The issue with the Massachusetts Comprehensive Assessment System (MCAS) surfaced over the summer, when preliminary results for the exams were distributed to districts.

The state’s testing contractor, Cognia, found roughly 1,400 essays did not receive the correct scores, according to a spokesperson with the Department of Elementary and Secondary Education.

DESE told NBC10 Boston all the essays were rescored, affected districts received notification, and all their data was corrected in August.

So how did humans detect the problem?

We found one example in Lowell. Turns out an alert teacher at Reilly Elementary School was reading through her third-grade students’ essays over the summer. When the instructor looked up the scores some of the students received, something did not add up.

The teacher notified the school principal, who then flagged the issue with district leaders.

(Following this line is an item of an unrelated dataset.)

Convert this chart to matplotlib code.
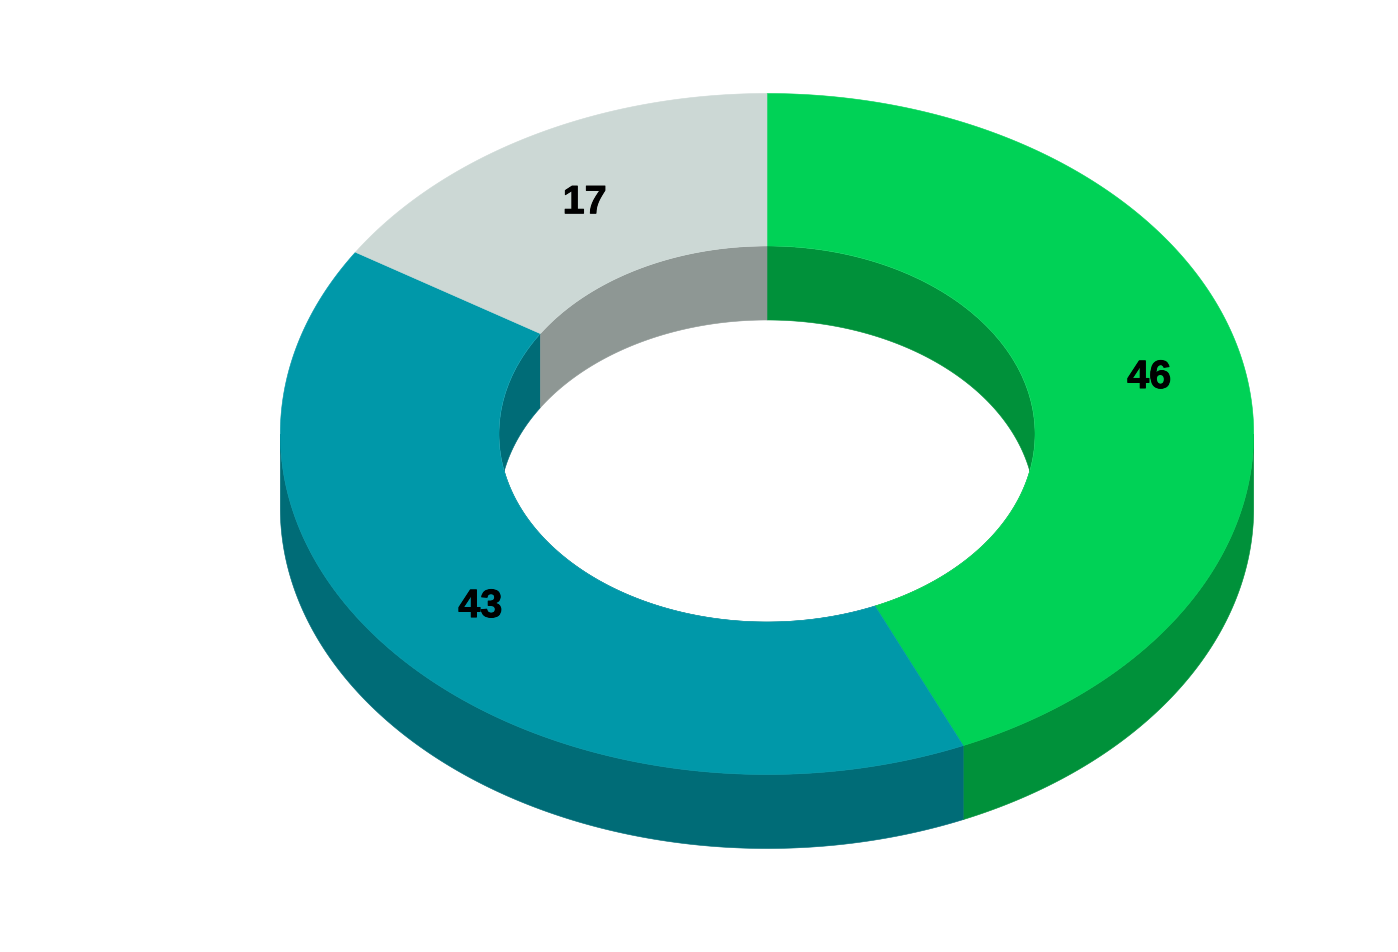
import matplotlib
matplotlib.use("Agg")
import matplotlib.pyplot as plt
import matplotlib.patheffects as pe
import numpy as np
from matplotlib.patches import Ellipse, Polygon

plt.rcParams["text.hinting"] = "no_hinting"
plt.rcParams["text.hinting_factor"] = 1

VALUES = [46, 43, 17]
TOP_COLORS = ["#00D256", "#0098A9", "#CCD8D5"]
SIDE_COLORS = ["#00913A", "#006C77", "#8E9794"]
LABEL_RADII = [0.803, 0.777, 0.775]

# ring geometry in image pixels
CX, CY = 767, 434
RX_OUT, RY_OUT = 486.7, 340.5
RX_IN, RY_IN = 268, 188
DEPTH = 74


def ring_xy(theta, rx, ry, dy=0.0):
    # theta runs clockwise from 12 o'clock
    return np.column_stack([CX + rx * np.sin(theta), CY - ry * np.cos(theta) + dy])


def add_poly(ax, pts, color, z, clip=None):
    p = Polygon(pts, closed=True, facecolor=color, edgecolor=color, linewidth=0.4, zorder=z)
    ax.add_patch(p)
    if clip is not None:
        p.set_clip_path(clip)
    return p


fig = plt.figure(figsize=(13.98, 9.52), dpi=100, facecolor="white")
ax = fig.add_axes([0, 0, 1, 1])
ax.set_xlim(0, 1398)
ax.set_ylim(952, 0)
ax.axis("off")

edges = np.concatenate([[0], np.cumsum(VALUES)]) / sum(VALUES) * 2 * np.pi

# outer side wall, only the front half is visible
for i in range(len(VALUES)):
    lo = max(edges[i], np.pi / 2)
    hi = min(edges[i + 1], 3 * np.pi / 2)
    if hi <= lo:
        continue
    t = np.linspace(lo, hi, 300)
    pts = np.vstack([ring_xy(t, RX_OUT, RY_OUT), ring_xy(t[::-1], RX_OUT, RY_OUT, DEPTH)])
    add_poly(ax, pts, SIDE_COLORS[i], 1)

# hole, then the inner wall clipped to it
hole = Ellipse((CX, CY), 2 * RX_IN, 2 * RY_IN, facecolor="white", edgecolor="none", zorder=2)
ax.add_patch(hole)
for i in range(len(VALUES)):
    t = np.linspace(edges[i], edges[i + 1], 300)
    pts = np.vstack([ring_xy(t, RX_IN, RY_IN), ring_xy(t[::-1], RX_IN, RY_IN, DEPTH)])
    add_poly(ax, pts, SIDE_COLORS[i], 3, clip=hole)

# top face
for i in range(len(VALUES)):
    t = np.linspace(edges[i], edges[i + 1], 300)
    pts = np.vstack([ring_xy(t, RX_OUT, RY_OUT), ring_xy(t[::-1], RX_IN, RY_IN)])
    add_poly(ax, pts, TOP_COLORS[i], 4)

for i, val in enumerate(VALUES):
    mid = (edges[i] + edges[i + 1]) / 2
    x, y = ring_xy(np.array([mid]), RX_OUT * LABEL_RADII[i], RY_OUT * LABEL_RADII[i])[0]
    txt = ax.text(x, y, str(val), ha="center", va="center", fontsize=28.5, fontweight="bold",
                  family="Liberation Sans", color="black", zorder=5)
    txt.set_path_effects([pe.withStroke(linewidth=0.7, foreground="black")])

fig.savefig("out.png", dpi=100, facecolor="white")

“We were on alert that there could be a learning curve with AI,” said Wendy Crocker-Roberge, an assistant superintendent in the Lowell school district.

AI essay scoring works by using human-scored exemplars of what essays at each score point look like, according to DESE.

DESE pointed out the affected exams represent a small percentage of the roughly 750,000 MCAS essays statewide.

The AI tool uses that information to score the essays. In addition, humans give 10% of the AI-scored essays a second read and compare their scores with the AI score to make sure there aren’t discrepancies. AI scoring was used for the same amount of essays in 2025 as in 2024, DESE said.

Crocker-Roberge said she decided to read about 1,000 essays in Lowell, but it was tough to pinpoint the exact reason some students did not receive proper credit.

However, it was clear the AI technology was deducting points without justification. For instance, Crocker-Roberge said she noticed that some essays lost a point when they did not use quotation marks when referencing a passage from the reading excerpt.

“We could not understand why an individual score was scored a zero when it should have gotten six out of seven points,” Crocker-Roberge said. “There just wasn’t any rhyme or reason to that.”

District leaders notified DESE about the problem, which resulted in approximately 1,400 essays being rescored. The state agency says the scoring problem was the result of a “temporary technical issue in the process.”

According to DESE, 145 districts were notified that had at least one student essay that was not scored correctly.

“As one way of checking that MCAS scores are accurate, DESE releases preliminary MCAS results to districts and gives them time to report any issues during a discrepancy period each year,” a DESE spokesperson wrote in a statement.

Mary Tamer, the executive director of MassPotential, an organization that advocates for educational improvement, said there are a lot of positives to using AI and returning scores back to school districts faster so appropriate action can be taken. For instance, test results can help identify a child in need of intervention or highlight a lesson plan for a teacher that did not seem to resonate with students.

“I think there’s a lot of benefits that outweigh the risks,” said Tamer. “But again, no system is perfect and that’s true for AI. The work always has to be doublechecked.”

DESE pointed out the affected exams represent a small percentage of the roughly 750,000 MCAS essays statewide.

However, in districts like Lowell, there are certain schools tracked by DESE to ensure progress is being made and performance standards are met.

That’s why Crocker-Roberge said every score counts.

With MCAS results expected to be released to parents in the coming weeks, the assistant superintendent is encouraging other districts to do a deep dive on their student essays to make sure they don’t notice any scoring discrepancies.

“I think we have to always proceed with caution when we’re introducing new tools and techniques,” Crocker-Roberge said. “Artificial intelligence is just a really new learning curve for everyone, so proceed with caution.”